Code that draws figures

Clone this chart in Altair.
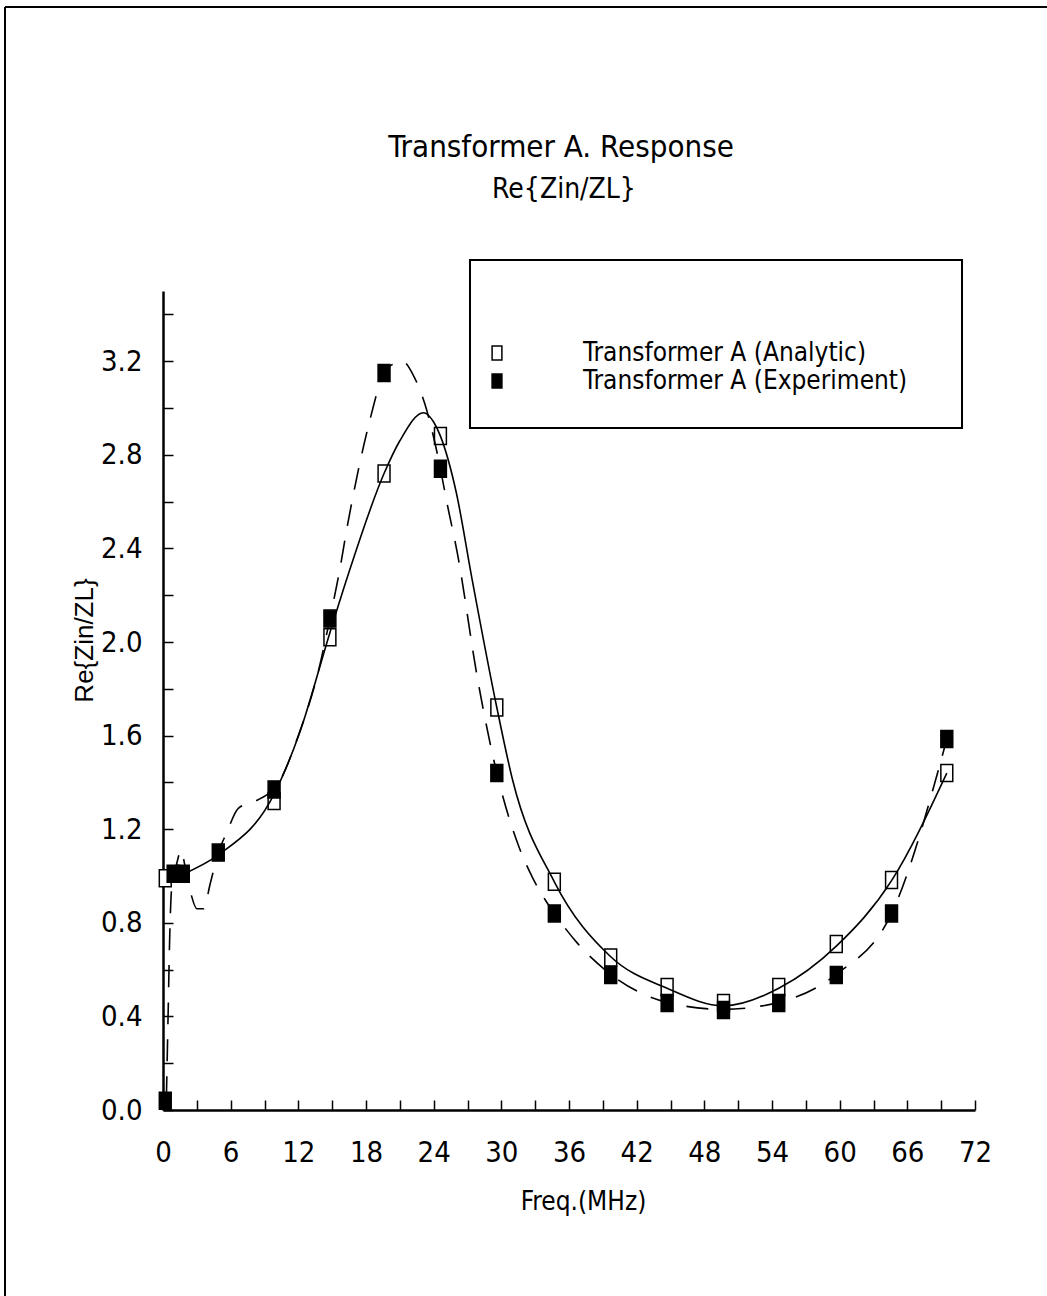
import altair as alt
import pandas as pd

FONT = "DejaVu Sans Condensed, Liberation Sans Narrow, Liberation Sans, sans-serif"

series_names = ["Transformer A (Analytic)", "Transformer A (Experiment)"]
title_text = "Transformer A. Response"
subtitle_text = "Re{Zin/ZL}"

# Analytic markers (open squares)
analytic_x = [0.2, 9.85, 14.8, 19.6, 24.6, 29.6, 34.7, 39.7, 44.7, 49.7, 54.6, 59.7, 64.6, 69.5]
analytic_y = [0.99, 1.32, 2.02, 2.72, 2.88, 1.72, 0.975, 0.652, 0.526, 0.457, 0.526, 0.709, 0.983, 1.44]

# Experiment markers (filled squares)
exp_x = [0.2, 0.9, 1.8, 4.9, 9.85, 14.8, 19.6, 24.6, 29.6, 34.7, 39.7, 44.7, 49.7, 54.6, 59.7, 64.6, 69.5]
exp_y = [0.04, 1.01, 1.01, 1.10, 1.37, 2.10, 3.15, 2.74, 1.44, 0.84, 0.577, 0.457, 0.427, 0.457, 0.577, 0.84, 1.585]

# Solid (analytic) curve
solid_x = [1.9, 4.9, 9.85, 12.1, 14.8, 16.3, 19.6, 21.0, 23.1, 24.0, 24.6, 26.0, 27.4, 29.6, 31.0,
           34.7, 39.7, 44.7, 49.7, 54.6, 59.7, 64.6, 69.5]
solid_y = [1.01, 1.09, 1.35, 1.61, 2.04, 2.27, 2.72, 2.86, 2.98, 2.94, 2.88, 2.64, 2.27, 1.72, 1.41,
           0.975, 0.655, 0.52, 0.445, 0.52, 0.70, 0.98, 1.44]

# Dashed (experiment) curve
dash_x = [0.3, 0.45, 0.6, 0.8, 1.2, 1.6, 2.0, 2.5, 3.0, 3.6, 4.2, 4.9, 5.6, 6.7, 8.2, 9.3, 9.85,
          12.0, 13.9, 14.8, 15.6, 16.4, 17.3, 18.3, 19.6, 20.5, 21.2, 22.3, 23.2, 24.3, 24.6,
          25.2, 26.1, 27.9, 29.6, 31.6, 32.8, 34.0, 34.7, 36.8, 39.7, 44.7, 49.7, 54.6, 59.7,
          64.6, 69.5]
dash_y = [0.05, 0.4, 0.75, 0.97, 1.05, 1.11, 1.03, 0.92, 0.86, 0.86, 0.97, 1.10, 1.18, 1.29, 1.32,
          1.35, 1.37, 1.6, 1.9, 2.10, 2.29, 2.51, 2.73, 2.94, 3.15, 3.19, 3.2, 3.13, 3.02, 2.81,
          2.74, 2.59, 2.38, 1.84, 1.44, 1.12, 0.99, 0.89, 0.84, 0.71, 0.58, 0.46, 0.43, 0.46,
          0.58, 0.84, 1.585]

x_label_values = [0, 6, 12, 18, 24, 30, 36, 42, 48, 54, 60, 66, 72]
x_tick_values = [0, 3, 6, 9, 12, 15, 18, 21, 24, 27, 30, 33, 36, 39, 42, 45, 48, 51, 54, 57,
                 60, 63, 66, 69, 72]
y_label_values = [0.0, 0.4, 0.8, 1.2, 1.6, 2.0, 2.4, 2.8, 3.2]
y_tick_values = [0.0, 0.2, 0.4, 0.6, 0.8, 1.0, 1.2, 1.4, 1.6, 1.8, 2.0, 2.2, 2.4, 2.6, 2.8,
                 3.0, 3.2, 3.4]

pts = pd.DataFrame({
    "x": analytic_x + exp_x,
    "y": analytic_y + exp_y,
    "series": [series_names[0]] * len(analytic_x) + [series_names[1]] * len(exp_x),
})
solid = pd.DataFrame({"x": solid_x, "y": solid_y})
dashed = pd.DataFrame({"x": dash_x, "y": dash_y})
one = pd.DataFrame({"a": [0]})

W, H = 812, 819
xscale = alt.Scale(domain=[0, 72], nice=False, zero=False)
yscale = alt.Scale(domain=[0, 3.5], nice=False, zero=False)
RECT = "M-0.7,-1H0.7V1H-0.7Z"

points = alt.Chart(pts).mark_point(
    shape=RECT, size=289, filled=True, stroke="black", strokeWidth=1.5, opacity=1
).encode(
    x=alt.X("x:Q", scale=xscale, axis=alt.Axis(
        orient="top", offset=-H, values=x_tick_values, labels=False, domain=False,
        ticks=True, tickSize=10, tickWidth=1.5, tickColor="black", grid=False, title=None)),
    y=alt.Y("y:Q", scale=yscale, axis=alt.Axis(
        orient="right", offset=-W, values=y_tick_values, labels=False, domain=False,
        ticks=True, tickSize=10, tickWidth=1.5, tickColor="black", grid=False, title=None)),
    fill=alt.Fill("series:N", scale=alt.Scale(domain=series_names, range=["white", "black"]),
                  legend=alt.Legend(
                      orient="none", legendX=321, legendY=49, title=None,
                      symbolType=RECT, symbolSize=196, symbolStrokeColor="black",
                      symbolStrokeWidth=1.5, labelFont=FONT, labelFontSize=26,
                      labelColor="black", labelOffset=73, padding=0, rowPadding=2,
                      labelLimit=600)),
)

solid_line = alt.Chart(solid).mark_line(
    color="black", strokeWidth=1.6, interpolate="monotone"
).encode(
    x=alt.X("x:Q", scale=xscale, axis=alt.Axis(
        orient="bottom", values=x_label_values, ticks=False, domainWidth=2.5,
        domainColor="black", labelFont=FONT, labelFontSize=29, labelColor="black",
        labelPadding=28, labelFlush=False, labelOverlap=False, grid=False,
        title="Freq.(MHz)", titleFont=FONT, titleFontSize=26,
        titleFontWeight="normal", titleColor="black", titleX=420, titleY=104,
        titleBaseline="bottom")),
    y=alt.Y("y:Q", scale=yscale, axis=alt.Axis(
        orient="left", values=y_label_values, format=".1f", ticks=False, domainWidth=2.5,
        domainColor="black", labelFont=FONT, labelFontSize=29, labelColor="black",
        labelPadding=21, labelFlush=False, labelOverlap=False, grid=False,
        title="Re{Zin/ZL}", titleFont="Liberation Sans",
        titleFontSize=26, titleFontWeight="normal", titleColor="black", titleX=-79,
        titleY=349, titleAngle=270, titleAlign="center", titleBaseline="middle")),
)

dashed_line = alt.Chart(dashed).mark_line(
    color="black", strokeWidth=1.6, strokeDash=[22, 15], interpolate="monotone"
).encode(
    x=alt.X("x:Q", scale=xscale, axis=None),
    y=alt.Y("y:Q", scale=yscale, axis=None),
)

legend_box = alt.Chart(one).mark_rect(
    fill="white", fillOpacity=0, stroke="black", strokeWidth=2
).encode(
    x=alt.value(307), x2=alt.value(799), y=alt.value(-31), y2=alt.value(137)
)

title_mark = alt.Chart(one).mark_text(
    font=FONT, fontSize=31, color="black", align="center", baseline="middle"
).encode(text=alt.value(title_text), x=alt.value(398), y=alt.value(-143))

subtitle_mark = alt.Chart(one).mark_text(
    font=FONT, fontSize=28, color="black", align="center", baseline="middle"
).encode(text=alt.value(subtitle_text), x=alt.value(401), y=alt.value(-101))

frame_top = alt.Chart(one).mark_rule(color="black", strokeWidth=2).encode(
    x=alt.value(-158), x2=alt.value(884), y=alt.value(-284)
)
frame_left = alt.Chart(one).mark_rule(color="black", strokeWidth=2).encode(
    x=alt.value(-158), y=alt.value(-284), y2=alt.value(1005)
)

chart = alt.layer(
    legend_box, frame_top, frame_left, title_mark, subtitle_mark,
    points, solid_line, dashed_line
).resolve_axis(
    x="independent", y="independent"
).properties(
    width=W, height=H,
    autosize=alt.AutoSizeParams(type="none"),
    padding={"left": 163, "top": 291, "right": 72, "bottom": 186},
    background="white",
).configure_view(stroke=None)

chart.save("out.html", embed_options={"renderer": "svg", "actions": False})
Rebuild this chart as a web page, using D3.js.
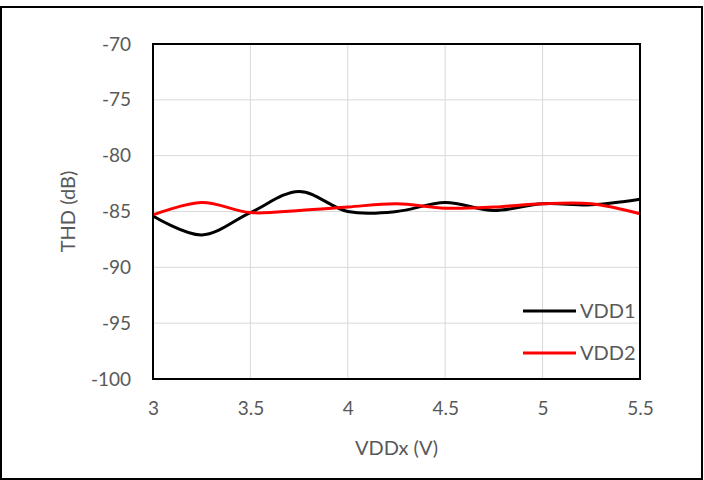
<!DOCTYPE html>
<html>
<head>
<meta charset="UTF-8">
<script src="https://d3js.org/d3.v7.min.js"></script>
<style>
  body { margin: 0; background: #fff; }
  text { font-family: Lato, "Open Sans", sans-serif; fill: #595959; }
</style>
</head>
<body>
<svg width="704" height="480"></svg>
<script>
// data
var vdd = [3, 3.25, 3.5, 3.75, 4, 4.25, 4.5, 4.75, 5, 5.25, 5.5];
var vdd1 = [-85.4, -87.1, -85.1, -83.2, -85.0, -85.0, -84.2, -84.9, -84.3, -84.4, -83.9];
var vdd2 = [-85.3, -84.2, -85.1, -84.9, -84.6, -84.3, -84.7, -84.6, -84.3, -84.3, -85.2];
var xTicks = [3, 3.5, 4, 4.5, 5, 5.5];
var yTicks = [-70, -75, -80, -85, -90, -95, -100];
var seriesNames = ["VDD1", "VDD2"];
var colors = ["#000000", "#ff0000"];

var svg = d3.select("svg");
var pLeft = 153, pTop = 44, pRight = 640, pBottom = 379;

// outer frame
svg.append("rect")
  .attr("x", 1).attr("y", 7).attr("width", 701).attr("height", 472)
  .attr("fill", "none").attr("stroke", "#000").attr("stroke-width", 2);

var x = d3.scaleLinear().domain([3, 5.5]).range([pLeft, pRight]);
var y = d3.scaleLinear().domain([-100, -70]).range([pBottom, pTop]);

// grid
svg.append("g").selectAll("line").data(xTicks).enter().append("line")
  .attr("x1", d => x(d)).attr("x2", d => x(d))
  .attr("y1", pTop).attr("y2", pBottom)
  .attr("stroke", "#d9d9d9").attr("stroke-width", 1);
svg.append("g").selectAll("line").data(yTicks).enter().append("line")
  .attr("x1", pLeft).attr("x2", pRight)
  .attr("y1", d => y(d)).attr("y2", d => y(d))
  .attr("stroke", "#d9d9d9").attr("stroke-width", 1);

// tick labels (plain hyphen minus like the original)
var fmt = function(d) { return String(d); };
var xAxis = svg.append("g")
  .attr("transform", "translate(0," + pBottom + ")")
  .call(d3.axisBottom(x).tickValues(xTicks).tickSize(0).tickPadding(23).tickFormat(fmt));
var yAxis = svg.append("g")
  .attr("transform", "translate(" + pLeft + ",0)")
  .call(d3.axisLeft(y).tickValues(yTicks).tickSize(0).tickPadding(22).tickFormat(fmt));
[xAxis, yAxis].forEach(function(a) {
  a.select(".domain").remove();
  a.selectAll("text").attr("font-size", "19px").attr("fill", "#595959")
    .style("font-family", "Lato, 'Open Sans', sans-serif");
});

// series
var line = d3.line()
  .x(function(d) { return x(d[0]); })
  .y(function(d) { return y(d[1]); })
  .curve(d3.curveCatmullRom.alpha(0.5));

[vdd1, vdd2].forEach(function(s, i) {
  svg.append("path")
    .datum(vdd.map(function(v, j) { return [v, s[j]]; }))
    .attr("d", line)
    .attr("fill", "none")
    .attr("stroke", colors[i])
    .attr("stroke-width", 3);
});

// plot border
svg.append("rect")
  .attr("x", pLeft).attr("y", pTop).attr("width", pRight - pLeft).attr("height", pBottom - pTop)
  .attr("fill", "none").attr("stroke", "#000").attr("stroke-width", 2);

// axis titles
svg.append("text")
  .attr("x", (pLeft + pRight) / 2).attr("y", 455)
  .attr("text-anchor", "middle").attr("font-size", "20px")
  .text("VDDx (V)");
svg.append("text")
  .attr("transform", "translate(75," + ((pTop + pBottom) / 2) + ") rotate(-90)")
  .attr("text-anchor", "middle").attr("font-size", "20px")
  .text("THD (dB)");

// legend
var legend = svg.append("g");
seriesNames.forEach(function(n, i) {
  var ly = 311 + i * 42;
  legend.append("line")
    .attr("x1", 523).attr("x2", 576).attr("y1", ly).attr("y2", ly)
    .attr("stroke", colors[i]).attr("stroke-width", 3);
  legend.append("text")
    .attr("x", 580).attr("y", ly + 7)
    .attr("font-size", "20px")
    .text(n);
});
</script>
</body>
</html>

Exercise brief
Write out, word for word, the lines from the start of the data through the one holding "0.577, 0.84, 1.585]". Omit pictures.

Solution for this task
Clone this chart in Altair.
import altair as alt
import pandas as pd

FONT = "DejaVu Sans Condensed, Liberation Sans Narrow, Liberation Sans, sans-serif"

series_names = ["Transformer A (Analytic)", "Transformer A (Experiment)"]
title_text = "Transformer A. Response"
subtitle_text = "Re{Zin/ZL}"

# Analytic markers (open squares)
analytic_x = [0.2, 9.85, 14.8, 19.6, 24.6, 29.6, 34.7, 39.7, 44.7, 49.7, 54.6, 59.7, 64.6, 69.5]
analytic_y = [0.99, 1.32, 2.02, 2.72, 2.88, 1.72, 0.975, 0.652, 0.526, 0.457, 0.526, 0.709, 0.983, 1.44]

# Experiment markers (filled squares)
exp_x = [0.2, 0.9, 1.8, 4.9, 9.85, 14.8, 19.6, 24.6, 29.6, 34.7, 39.7, 44.7, 49.7, 54.6, 59.7, 64.6, 69.5]
exp_y = [0.04, 1.01, 1.01, 1.10, 1.37, 2.10, 3.15, 2.74, 1.44, 0.84, 0.577, 0.457, 0.427, 0.457, 0.577, 0.84, 1.585]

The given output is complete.